SpaceX is working towards getting the Falcon 9 Block 5 certified for launching astronauts for NASA. SpaceX has built the crew Dragon space capsule. They still need to add new helium tanks to the Block 5. The Block 5 has been launched without the helium tanks. The first seven qualification launches will start next month or the month after with the Demo-1 flight to the space station.
As of June 2018, Dragon 2 was scheduled to carry its first crew of two NASA astronauts on a 14-day test flight mission to the ISS in 17 January 2019. Boeing’s CST-100 Starliner was originally was planning first astronauts in November 2018 but NASA said the Boeing launch is now likely to occur in 2019 or 2020.
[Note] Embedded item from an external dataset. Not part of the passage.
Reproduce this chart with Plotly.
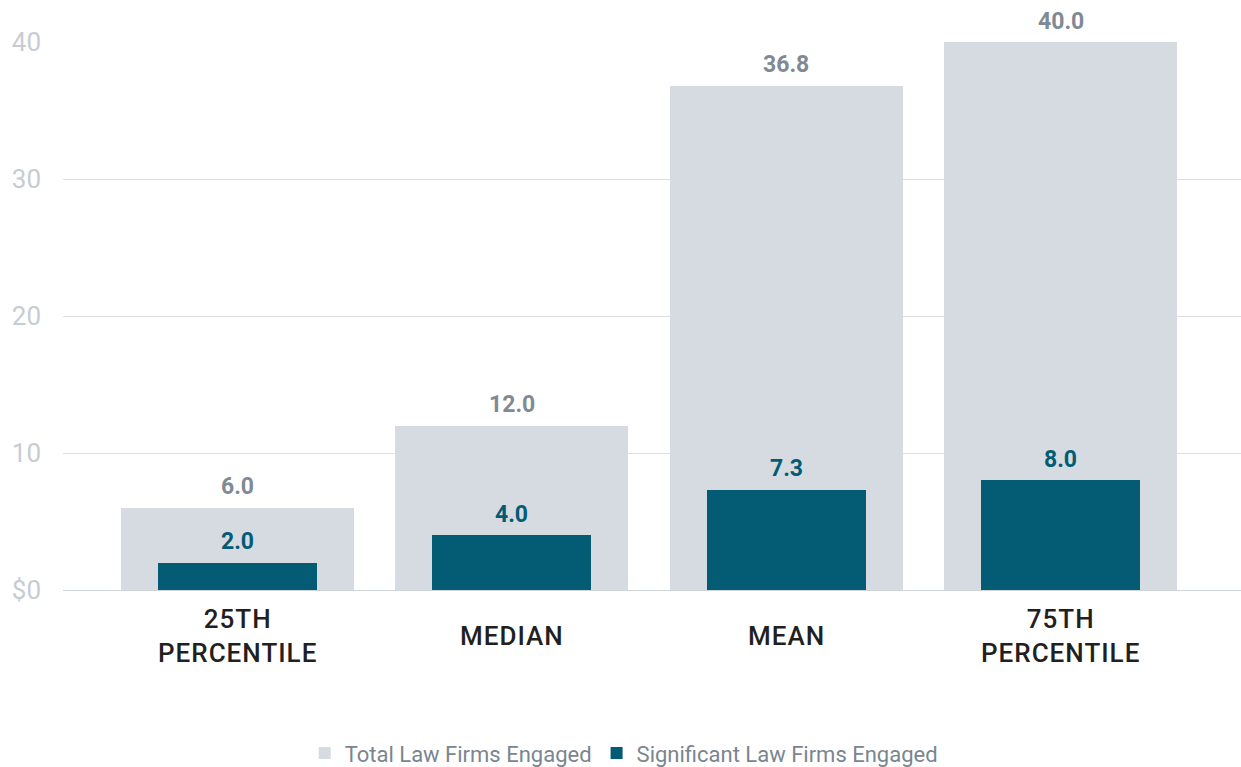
import plotly.graph_objects as go

categories = ["25TH<br>PERCENTILE", "MEDIAN", "MEAN", "75TH<br>PERCENTILE"]
total_firms = [6.0, 12.0, 36.8, 40.0]
significant_firms = [2.0, 4.0, 7.3, 8.0]
y_ticks = [0, 10, 20, 30, 40]
y_tick_labels = ["$0", "10", "20", "30", "40"]

TOTAL_COLOR = "#d5dbe0"
SIG_COLOR = "#035b74"

fig = go.Figure()
fig.add_trace(go.Bar(
    x=categories, y=total_firms, name="Total Law Firms Engaged",
    marker=dict(color=TOTAL_COLOR, line=dict(width=0)),
    width=0.85,
))
fig.add_trace(go.Bar(
    x=categories, y=significant_firms, name="Significant Law Firms Engaged",
    marker=dict(color=SIG_COLOR, line=dict(width=0)),
    width=0.58,
))

annotations = []
# value labels above each bar
for cat, v in zip(categories, total_firms):
    annotations.append(dict(
        x=cat, y=v, xref="x", yref="y", text=f"{v:.1f}", showarrow=False,
        yanchor="middle", yshift=21,
        font=dict(family="Roboto", size=23, color="#7f8a94", weight="bold"),
    ))
for cat, v in zip(categories, significant_firms):
    annotations.append(dict(
        x=cat, y=v, xref="x", yref="y", text=f"{v:.1f}", showarrow=False,
        yanchor="middle", yshift=21,
        font=dict(family="Roboto", size=23, color=SIG_COLOR, weight="bold"),
    ))
# category labels, vertically centred below the axis, slightly tracked out
for cat in categories:
    spaced = "<br>".join(
        f'<span style="letter-spacing:1px">{line}</span>' for line in cat.split("<br>")
    )
    annotations.append(dict(
        x=cat, y=-0.084, xref="x", yref="paper", text=spaced, showarrow=False,
        yanchor="middle", xanchor="center", align="center",
        font=dict(family="Roboto", size=26, color="#231f20", weight=500),
    ))

fig.update_layout(
    width=1241, height=767,
    margin=dict(l=63, r=0, t=42, b=177, autoexpand=False),
    barmode="overlay",
    plot_bgcolor="white", paper_bgcolor="white",
    font=dict(family="Roboto"),
    annotations=annotations,
    xaxis=dict(
        range=[-0.635, 3.657],
        showticklabels=False,
        showgrid=False, ticks="", showline=False,
    ),
    yaxis=dict(
        range=[0, 40],
        tickvals=y_ticks, ticktext=y_tick_labels,
        tickfont=dict(family="Roboto", size=26, color="#c7ccd3"),
        showgrid=True, gridcolor="#dcdfe3", gridwidth=1,
        zeroline=True, zerolinecolor="#cfd4d9", zerolinewidth=1,
        ticks="", ticklabelstandoff=21,
    ),
    legend=dict(
        orientation="h", x=0.476, xanchor="center", y=-0.298, yanchor="middle",
        font=dict(family="Roboto", size=22, color="#7a8590"),
        traceorder="normal",
    ),
    bargap=0,
)

fig.write_html("out.html")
The new helium bottles are composite overwrapped pressure vessels (COPVs). They store cold helium at high pressures for injection into the rocket’s propellant tanks. Various redesigns were needed for handling the frozen helium and liquid oxygen because of SpaceX accidents.
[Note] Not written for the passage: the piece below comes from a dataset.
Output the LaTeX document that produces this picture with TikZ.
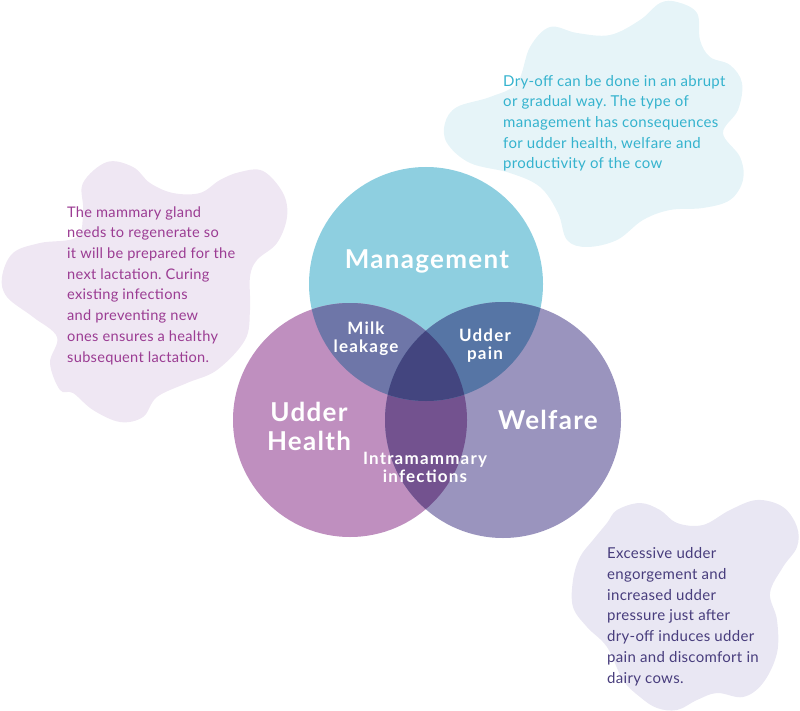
\documentclass[tikz,border=0pt]{standalone}
\usepackage{fontspec}
\setmainfont{Lato}
\frenchspacing
\definecolor{cM}{HTML}{8ECFE0}
\definecolor{cH}{HTML}{BF8FBF}
\definecolor{cW}{HTML}{9A94BE}
\definecolor{cMH}{HTML}{6E76A8}
\definecolor{cMW}{HTML}{5675A5}
\definecolor{cHW}{HTML}{73528F}
\definecolor{cMHW}{HTML}{43457F}
\definecolor{blobTR}{HTML}{E6F4F8}
\definecolor{blobL}{HTML}{EFE7F3}
\definecolor{blobBR}{HTML}{E9E7F3}
\definecolor{txtTR}{HTML}{35B3CE}
\definecolor{txtL}{HTML}{9B3C93}
\definecolor{txtBR}{HTML}{483D7D}
\tikzset{
  bodytext/.style={anchor=base west, align=left, inner sep=0pt,
    font=\fontsize{15}{20.7}\selectfont\frenchspacing\addfontfeature{LetterSpace=2}},
  bodytextsmall/.style={bodytext,
    font=\fontsize{14.6}{20.7}\selectfont\frenchspacing\addfontfeature{LetterSpace=2}},
  biglabel/.style={text=white, align=center, inner sep=0pt,
    font=\fontsize{26}{29}\selectfont\bfseries\addfontfeature{LetterSpace=5}},
  smalllabel/.style={text=white, align=center, inner sep=0pt,
    font=\fontsize{17}{18}\selectfont\bfseries\addfontfeature{LetterSpace=7}},
  blobshape/.style={smooth cycle, tension=0.6}
}
\begin{document}
\begin{tikzpicture}[x=1pt,y=-1pt]
\useasboundingbox (0,0) rectangle (800,711);
% blobs
\fill[blobTR] plot[blobshape] coordinates {(677,2) (697,13) (700,40) (710,57) (730,65) (742,83) (738,110) (723,133) (740,157) (743,180) (730,200) (703,208) (670,210) (643,220) (617,240) (587,247) (567,240) (558,213) (540,187) (510,173) (470,163) (447,143) (445,123) (457,107) (490,97) (517,83) (530,47) (550,27) (577,33) (610,35) (640,20) (660,3)};
\fill[blobL] plot[blobshape] coordinates {(83,183) (107,162) (133,167) (150,183) (173,193) (200,193) (220,180) (240,172) (263,171) (283,193) (287,217) (277,243) (257,260) (250,277) (250,310) (245,340) (217,370) (187,383) (157,397) (143,417) (120,422) (93,410) (73,393) (60,390) (50,363) (57,337) (33,317) (7,297) (2,277) (13,253) (40,243) (77,237) (83,210)};
\fill[blobBR] plot[blobshape] coordinates {(617,510) (640,503) (660,510) (677,523) (703,525) (730,510) (757,500) (783,507) (797,527) (797,547) (783,567) (770,593) (777,620) (777,653) (763,683) (743,697) (717,693) (697,700) (677,710) (657,708) (640,697) (623,680) (607,647) (587,627) (573,607) (573,580) (580,557) (593,540) (607,523)};
% circles
\fill[cM] (426,284) circle[radius=117];
\fill[cH] (350,420) circle[radius=117];
\fill[cW] (503,420) circle[radius=118];
\begin{scope}
  \clip (350,420) circle[radius=117];
  \fill[cHW] (503,420) circle[radius=118];
\end{scope}
\begin{scope}
  \clip (426,284) circle[radius=117];
  \fill[cMH] (350,420) circle[radius=117];
  \fill[cMW] (503,420) circle[radius=118];
  \clip (350,420) circle[radius=117];
  \fill[cMHW] (503,420) circle[radius=118];
\end{scope}
% circle labels
\node[biglabel] (management) at (427,261) {Management};
\node[biglabel] (udderhealth) at (309,426) {Udder\\Health};
\node[biglabel] (welfare) at (548,420) {Welfare};
\node[smalllabel] (milk) at (366,339) {Milk\\leakage};
\node[smalllabel] (udderpain) at (485,346) {Udder\\pain};
\node[smalllabel] (intra) at (425,467) {Intramammary\\infections};
% body texts (anchored at the baseline of the last line)
\node[bodytext, text=txtTR] (tTR) at (503,169) {Dry-off can be done in an abrupt\\or gradual way. The type of\\management has consequences\\for udder health, welfare and\\productivity of the cow};
\node[bodytextsmall, text=txtL] (tL) at (67,362) {The mammary gland\\needs to regenerate so\\it will be prepared for the\\next lactation. Curing\\existing infections\\and preventing new\\ones ensures a healthy\\subsequent lactation.};
\node[bodytext, text=txtBR] (tBR) at (607,683) {Excessive udder\\engorgement and\\increased udder\\pressure just after\\dry-off induces udder\\pain and discomfort in\\dairy cows.};
\end{tikzpicture}
\end{document}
Crew Dragon has an advanced emergency escape system (which was tested in the spring of 2015) to swiftly carry astronauts to safety if something were to go wrong, experiencing about the same G-forces as a ride at Disneyland.
SpaceX will be launching Block 5 rockets shortly for a satellite launch. Block 5 is intended for 10 reuses without refurbishment and up to 100 launches with refurbishment.
The goal is for Block 5 Falcon 9 to be turned around and relaunched within 24 hours.